SUPPLIED INFORMATION:
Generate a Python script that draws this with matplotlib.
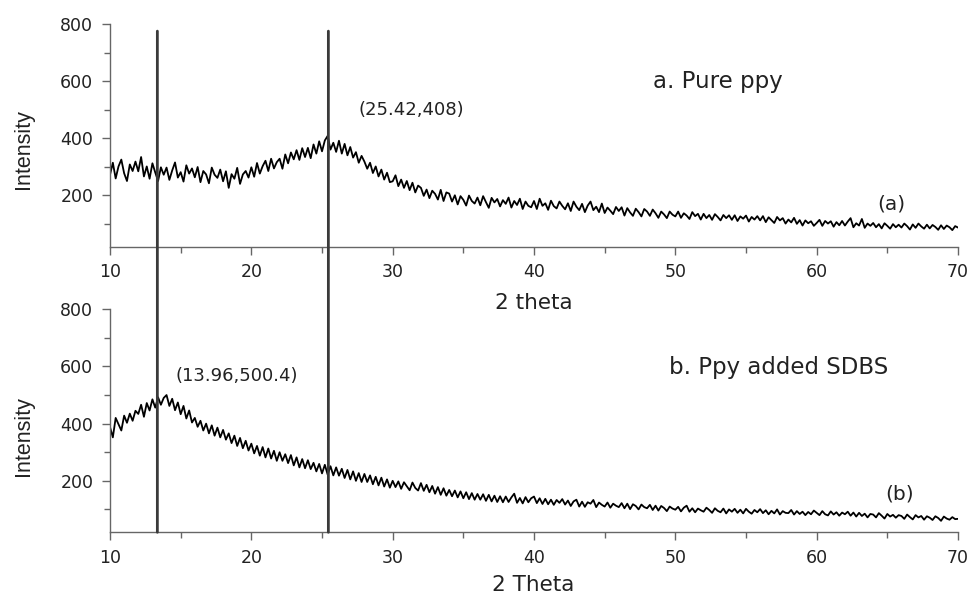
import numpy as np
import matplotlib
matplotlib.use("Agg")
import matplotlib.pyplot as plt
from matplotlib.patches import ConnectionPatch
from matplotlib.ticker import MultipleLocator

# 2-theta grid (0.2 deg steps from 10 to 70)
two_theta = np.linspace(10, 70, 301)

# (a) Pure ppy intensities
intensity_a = [
    272, 314, 259, 301, 325, 277, 250, 308, 285, 318,
    284, 334, 266, 301, 258, 312, 280, 250, 298, 272,
    297, 254, 287, 315, 262, 281, 248, 305, 276, 294,
    263, 299, 246, 285, 273, 242, 297, 272, 261, 290,
    249, 284, 226, 274, 258, 296, 240, 273, 285, 262,
    298, 265, 313, 276, 302, 321, 285, 328, 294, 316,
    328, 293, 343, 312, 350, 326, 358, 324, 365, 334,
    366, 330, 378, 346, 389, 354, 392, 408, 360, 384,
    352, 391, 346, 380, 340, 369, 332, 351, 314, 338,
    318, 293, 314, 278, 301, 266, 290, 255, 279, 246,
    249, 270, 232, 255, 226, 250, 218, 244, 210, 234,
    226, 198, 220, 190, 216, 205, 185, 219, 180, 210,
    206, 178, 200, 168, 197, 184, 164, 199, 180, 171,
    192, 165, 197, 176, 156, 191, 175, 187, 161, 183,
    170, 192, 157, 180, 166, 188, 152, 178, 163, 158,
    180, 152, 188, 163, 172, 149, 181, 162, 154, 178,
    163, 151, 172, 145, 178, 160, 148, 170, 141, 164,
    178, 148, 160, 141, 171, 138, 157, 146, 134, 159,
    145, 158, 129, 155, 140, 128, 153, 141, 126, 152,
    143, 128, 150, 137, 121, 143, 133, 120, 143, 132,
    126, 143, 121, 137, 129, 117, 141, 127, 135, 115,
    135, 120, 131, 114, 134, 124, 112, 131, 120, 130,
    114, 130, 110, 126, 118, 129, 108, 124, 115, 127,
    112, 127, 106, 123, 113, 103, 124, 112, 120, 101,
    115, 105, 121, 100, 113, 94, 112, 102, 109, 93,
    103, 114, 93, 110, 101, 109, 90, 106, 95, 110,
    94, 108, 120, 88, 102, 94, 117, 86, 101, 93,
    103, 88, 99, 84, 102, 93, 83, 99, 88, 97,
    87, 101, 92, 80, 98, 86, 101, 91, 83, 97,
    84, 96, 89, 79, 95, 82, 94, 88, 78, 92,
    87,
]

# (b) Ppy added SDBS intensities
intensity_b = [
    388, 352, 420, 398, 376, 428, 403, 435, 410, 445,
    434, 466, 424, 472, 446, 485, 456, 492, 466, 490,
    500, 462, 487, 447, 474, 433, 462, 418, 446, 404,
    420, 389, 410, 376, 400, 366, 394, 358, 386, 352,
    378, 344, 366, 332, 358, 322, 350, 314, 340, 306,
    330, 296, 322, 288, 318, 282, 313, 278, 305, 270,
    300, 270, 293, 262, 290, 254, 282, 247, 276, 244,
    272, 241, 263, 233, 259, 226, 256, 222, 251, 219,
    247, 218, 242, 210, 238, 205, 233, 200, 227, 196,
    224, 196, 219, 188, 214, 184, 211, 180, 205, 176,
    200, 178, 198, 172, 195, 181, 167, 194, 175, 166,
    192, 165, 186, 160, 182, 155, 178, 151, 174, 148,
    168, 146, 166, 142, 163, 139, 160, 136, 157, 134,
    154, 134, 153, 130, 151, 128, 148, 126, 146, 125,
    145, 126, 142, 155, 123, 140, 121, 143, 125, 139,
    145, 122, 139, 119, 137, 118, 134, 116, 133, 123,
    136, 117, 131, 112, 128, 134, 110, 127, 109, 125,
    120, 133, 108, 124, 116, 110, 124, 106, 120, 113,
    108, 122, 104, 120, 101, 118, 112, 100, 117, 108,
    104, 116, 98, 113, 96, 112, 105, 94, 110, 103,
    99, 109, 93, 106, 113, 92, 104, 90, 103, 97,
    92, 106, 98, 88, 104, 95, 90, 103, 86, 100,
    92, 102, 88, 99, 86, 102, 92, 85, 98, 90,
    101, 87, 97, 83, 95, 86, 100, 82, 94, 88,
    87, 98, 82, 94, 84, 92, 80, 91, 83, 96,
    88, 80, 94, 83, 79, 93, 82, 90, 78, 89,
    83, 92, 78, 89, 75, 88, 77, 85, 72, 84,
    82, 72, 87, 78, 68, 84, 75, 81, 71, 80,
    77, 67, 82, 73, 65, 80, 72, 77, 64, 76,
    71, 63, 76, 70, 60, 75, 68, 64, 73, 66,
    67,
]

# reference line positions (2 theta)
marker_positions = [13.35, 25.45]

x_ticks = [10, 20, 30, 40, 50, 60, 70]
y_ticks = [200, 400, 600, 800]

TEXT = "#222222"
SPINE = "#666666"

fig = plt.figure(figsize=(9.71, 5.98), dpi=100)
ax1 = fig.add_axes([0.1133, 0.5875, 0.8733, 0.3724])
ax2 = fig.add_axes([0.1133, 0.1099, 0.8733, 0.3729])

for ax, y in ((ax1, intensity_a), (ax2, intensity_b)):
    ax.plot(two_theta, y, color="black", lw=1.3)
    ax.set_xlim(10, 70)
    ax.set_ylim(20, 800)
    ax.set_xticks(x_ticks)
    ax.set_yticks(y_ticks)
    ax.xaxis.set_minor_locator(MultipleLocator(5))
    ax.yaxis.set_minor_locator(MultipleLocator(100))
    for s in ("top", "right"):
        ax.spines[s].set_visible(False)
    for s in ("left", "bottom"):
        ax.spines[s].set_color(SPINE)
        ax.spines[s].set_linewidth(1.0)
    ax.tick_params(which="major", direction="out", length=6, width=1.0,
                   color=SPINE, labelsize=12.5, labelcolor=TEXT, pad=6)
    ax.tick_params(which="minor", direction="out", length=4, width=1.0, color=SPINE)
    ax.set_facecolor("none")

# vertical marker lines spanning both panels
for xm in marker_positions:
    con = ConnectionPatch(xyA=(xm, 775), coordsA="data", axesA=ax1,
                          xyB=(xm, 20), coordsB="data", axesB=ax2,
                          color="#3a3a3a", lw=2.0)
    fig.add_artist(con)

# annotations
ax1.text(53.0, 597, "a. Pure ppy", ha="center", va="center", fontsize=16.5, color=TEXT)
ax1.text(31.3, 499, "(25.42,408)", ha="center", va="center", fontsize=13, color=TEXT)
ax1.text(65.3, 170, "(a)", ha="center", va="center", fontsize=14.5, color=TEXT)
ax2.text(57.3, 598, "b. Ppy added SDBS", ha="center", va="center", fontsize=16.5, color=TEXT)
ax2.text(19.0, 567, "(13.96,500.4)", ha="center", va="center", fontsize=13, color=TEXT)
ax2.text(65.9, 154, "(b)", ha="center", va="center", fontsize=14.5, color=TEXT)

fig.text(0.55, 0.4933, "2 theta", ha="center", va="center", fontsize=15.5, color=TEXT)
fig.text(0.549, 0.022, "2 Theta", ha="center", va="center", fontsize=15.5, color=TEXT)
fig.text(0.0247, 0.751, "Intensity", rotation=90, ha="center", va="center",
         fontsize=15.5, color=TEXT, family="Liberation Sans")
fig.text(0.0247, 0.271, "Intensity", rotation=90, ha="center", va="center",
         fontsize=15.5, color=TEXT, family="Liberation Sans")

fig.savefig("out.png", dpi=100, facecolor="white")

GOAL OF THE EXERCISE:
Leave the pictures out and please restate exactly the lines running from the start of the material through the one with "two_theta = np.linspace(10, 70, 301)".

SOLUTION TO THIS TASK:
Generate a Python script that draws this with matplotlib.
import numpy as np
import matplotlib
matplotlib.use("Agg")
import matplotlib.pyplot as plt
from matplotlib.patches import ConnectionPatch
from matplotlib.ticker import MultipleLocator

# 2-theta grid (0.2 deg steps from 10 to 70)
two_theta = np.linspace(10, 70, 301)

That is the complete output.